La pénurie généralisée d'enseignants qualifiés représente un autre défi de taille. De nombreux pays peinent à pourvoir les postes d'enseignants vacants, et l'impact se manifeste surtout dans les établissements situés dans des régions défavorisées sur le plan socio-économique. Certes, certains pays proposent des incitations financières pour attirer les enseignants dans ces établissements, mais les mesures financières ne suffisent pas à elles seules. Un soutien global et la reconnaissance des véritables défis auxquels sont confrontés les enseignants dans les zones défavorisées sont essentiels pour attirer et retenir des professionnels de l'éducation motivés et compétents.

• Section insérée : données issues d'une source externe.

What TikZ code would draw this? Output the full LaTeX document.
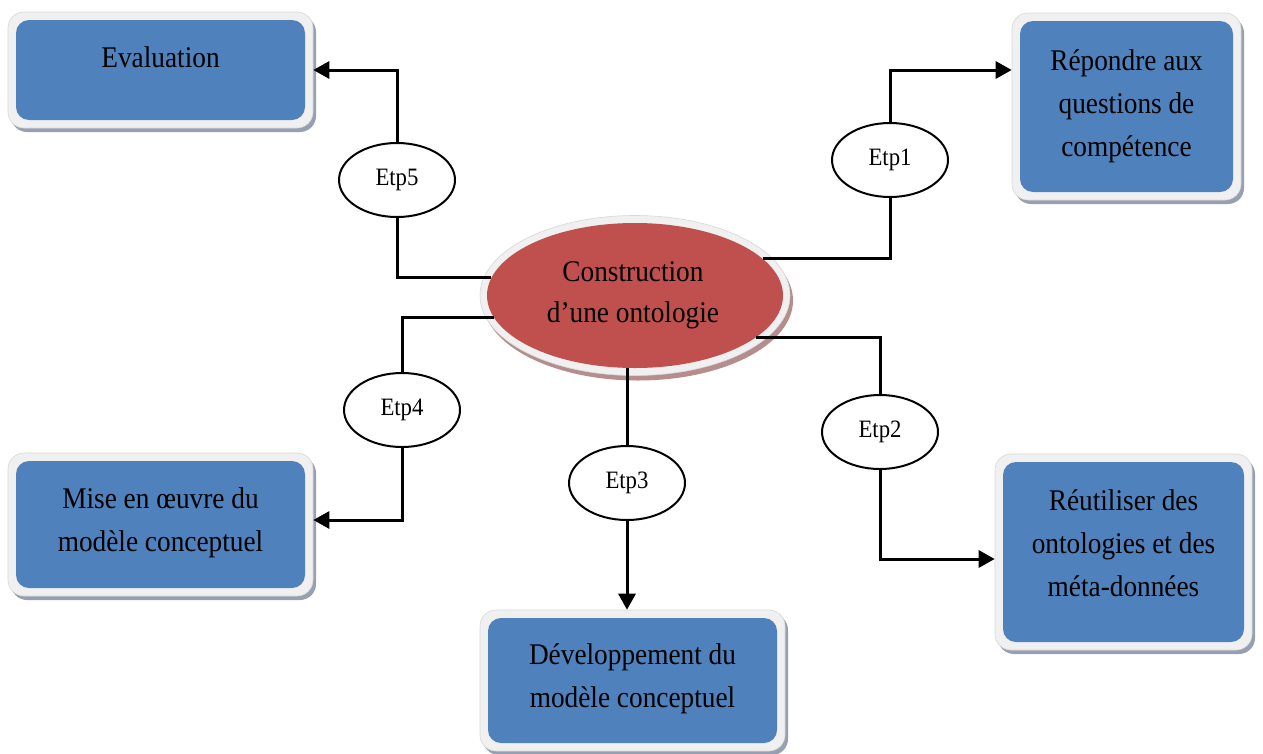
\documentclass[tikz,border=0pt]{standalone}
\usepackage{fontspec}
\setmainfont{Liberation Serif}[FakeStretch=0.91]
\usetikzlibrary{shapes.geometric,arrows.meta,shadows}

\definecolor{panelblue}{RGB}{79,129,189}
\definecolor{corered}{RGB}{192,80,77}
\definecolor{framefill}{RGB}{240,240,240}
\definecolor{framedraw}{RGB}{215,215,215}
\definecolor{panelshadow}{RGB}{150,160,178}
\definecolor{coreshadow}{RGB}{182,140,140}

\tikzset{
  frame/.style={rectangle, rounded corners=16pt, fill=framefill, draw=framedraw,
    line width=0.6pt, inner sep=0pt,
    drop shadow={shadow xshift=3pt, shadow yshift=-4pt, fill=panelshadow, opacity=1}},
  panel/.style={rectangle, rounded corners=13pt, fill=panelblue, inner sep=0pt},
  caption/.style={anchor=north, inner sep=0pt, align=center,
    font=\fontsize{30}{43}\selectfont},
  stepoval/.style={ellipse, draw, fill=white, line width=2pt, inner sep=0pt,
    minimum width=116, minimum height=74, font=\fontsize{25}{30}\selectfont},
  conn/.style={line width=3pt},
  arr/.style={line width=3pt, -{Triangle[length=16pt,width=17pt]}},
}

\begin{document}
\begin{tikzpicture}[x=1pt,y=-1pt]
\useasboundingbox (0,0) rectangle (1263,753);

% central topic
\node[ellipse, fill=framefill, draw=framedraw, line width=0.6pt, inner sep=0pt,
      minimum width=310, minimum height=160,
      drop shadow={shadow xshift=3pt, shadow yshift=-5pt, fill=coreshadow, opacity=1}]
      (cF) at (635,295.5) {};
\node[ellipse, fill=corered, inner sep=0pt, minimum width=296, minimum height=145]
      (c) at (635,295.5) {};
\node[caption, font=\fontsize{30}{41}\selectfont] (ct) at (633,261)
      {Construction\\d’une ontologie};

% outcome panels
\node[frame, minimum width=305, minimum height=116] (evalF) at (160.5,70) {};
\node[panel, minimum width=289, minimum height=100] (eval) at (160.5,70) {};
\node[caption] (evalT) at (160.5,46) {Evaluation};

\node[frame, minimum width=229, minimum height=187] (repF) at (1126.5,106.5) {};
\node[panel, minimum width=213, minimum height=171] (rep) at (1126.5,106.5) {};
\node[caption] (repT) at (1126.5,49) {Répondre aux\\questions de\\compétence};

\node[frame, minimum width=305, minimum height=143] (miseF) at (160.5,524.5) {};
\node[panel, minimum width=289, minimum height=127] (mise) at (160.5,524.5) {};
\node[caption] (miseT) at (160.5,487) {Mise en œuvre du\\modèle conceptuel};

\node[frame, minimum width=305, minimum height=141] (devF) at (632.5,680.5) {};
\node[panel, minimum width=289, minimum height=125] (dev) at (632.5,680.5) {};
\node[caption] (devT) at (632.5,643) {Développement du\\modèle conceptuel};

\node[frame, minimum width=257, minimum height=196] (reuF) at (1123.5,552) {};
\node[panel, minimum width=241, minimum height=180] (reu) at (1123.5,552) {};
\node[caption] (reuT) at (1123.5,489) {Réutiliser des\\ontologies et des\\méta-données};

% steps
\node[stepoval] (e1) at (890,160) {Etp1};
\node[stepoval] (e2) at (880,432) {Etp2};
\node[stepoval] (e3) at (627,483) {Etp3};
\node[stepoval] (e4) at (402,410) {Etp4};
\node[stepoval] (e5) at (397,180) {Etp5};

% connectors
\draw[conn] (c.16) -| (e1.south);
\draw[arr] (e1.north) |- ([yshift=36.5pt]repF.west);

\draw[conn] (c.-19) -| (e2.north);
\draw[arr] (e2.south) |- ([yshift=-7pt]reuF.west);

\draw[conn] (e3.north |- c.south) -- (e3.north);
\draw[arr] (e3.south) -- (e3.south |- devF.north);

\draw[conn] (c.189) -| (e4.north);
\draw[arr] (e4.south) |- ([yshift=4.5pt]miseF.east);

\draw[conn] (c.173) -| (e5.south);
\draw[arr] (e5.north) |- (evalF.east);
\end{tikzpicture}
\end{document}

Il ressort de l'édition de cette année que les jeunes adultes, et plus particulièrement ceux issus de ménages défavorisés, connaissent une élévation de leur niveau de formation et s'intègrent mieux sur le marché du travail. Dans l'ensemble des pays de l'OCDE, le pourcentage des 18-24 ans qui ne sont ni au travail, ni scolarisés, ni en formation est passé en moyenne de 16 % en 2016 à 14 % en 2023. Le taux d'emploi des jeunes adultes s'est également amélioré, avec une augmentation notable chez ceux qui ne sont pas diplômés du deuxième cycle de l'enseignement secondaire.
Ces progrès s'expliquent par un engagement soutenu des acteurs du monde de l'éducation et par un marché de l'emploi dynamique. Ils soulignent d'autant plus l'importance d'inciter les jeunes à poursuivre des études. Toutefois, ces améliorations ne s'accompagnent pas de meilleurs résultats en termes d'apprentissage. Le pourcentage d'élèves de 15 ans peu performants dans l'étude PISA est resté stable, ou a même augmenté dans de nombreux pays depuis 2012. Pour que nos enfants et nos jeunes disposent des compétences de base nécessaires à leur future carrière, il est essentiel que les pays veillent à renforcer le niveau des élèves dans les matières fondamentales, telles que les mathématiques, la compréhension de l'écrit et les sciences.
De manière générale, les disparités entre les sexes restent vivaces. Malgré un niveau de formation plus élevé, les femmes restent toujours pénalisées sur le marché du travail. Les filles obtiennent de meilleurs résultats que les garçons dans presque tous les domaines de l'éducation : les résultats aux examens, les taux de redoublement et les taux de réussite dans le deuxième cycle de l'enseignement secondaire et dans l'enseignement tertiaire plaident en faveur de celles-ci. Les femmes sont également plus nombreuses que les hommes à accéder à l'enseignement tertiaire : 54 % des jeunes femmes sont titulaires d'un diplôme de l'enseignement tertiaire contre 41 % des jeunes hommes. Cependant, ces meilleurs résultats ne se traduisent pas par des opportunités équivalentes sur le marché du travail. Les jeunes femmes sont moins susceptibles que les jeunes hommes d'avoir un emploi, en particulier celles qui n'ont pas de diplôme du deuxième cycle de l'enseignement secondaire. Les 25-34 ans non diplômées du deuxième cycle de l'enseignement secondaire ont un taux d'emploi de 47 %, alors que celui de leurs homologues masculins atteint 72 %. Même parmi les diplômés de l'enseignement tertiaire, les femmes sont confrontées à un taux d'emploi inférieur de six points de pourcentage à celui des hommes. Les femmes gagnent aussi nettement moins que les hommes, avec un revenu moyen inférieur de 15 % pour celles qui ne sont pas diplômées du deuxième cycle de l'enseignement secondaire et de 17 % pour celles qui sont diplômées de l'enseignement tertiaire. Ces écarts mettent en évidence le besoin urgent de mesures politiques qui s'attaquent aux inégalités hommes-femmes sur le marché du travail. La contribution de l'OCDE à la promotion de l'égalité des genres vise à orienter et à coordonner ces efforts, en comblant les données statistiques lacunaires. L'objectif est de mesurer et de soutenir les progrès en matière d'égalité tout en élaborant des politiques qui ont pour but final de parvenir à l'égalité hommes-femmes grâce à la mise en œuvre d'instruments juridiques élaborés par l'OCDE et aux conseils d'experts multidisciplinaires.
Des mesures supplémentaires sont impératives si l'on veut jeter les bases d'un environnement éducatif plus équitable afin de contribuer au progrès social et économique. Qu'il s'agisse de mesures politiques visant à améliorer l'accès à une éducation de la petite enfance de qualité pour tous les milieux socio-économiques ou d'initiatives destinées à rendre la profession d'enseignant plus attrayante, l'édition 2024 de Regards sur l'éducation fournit aux décideurs politiques les éléments nécessaires pour mettre sur pied des systèmes d’éducation qui contribueront à offrir à nos enfants et à nos jeunes de meilleures perspectives de vie.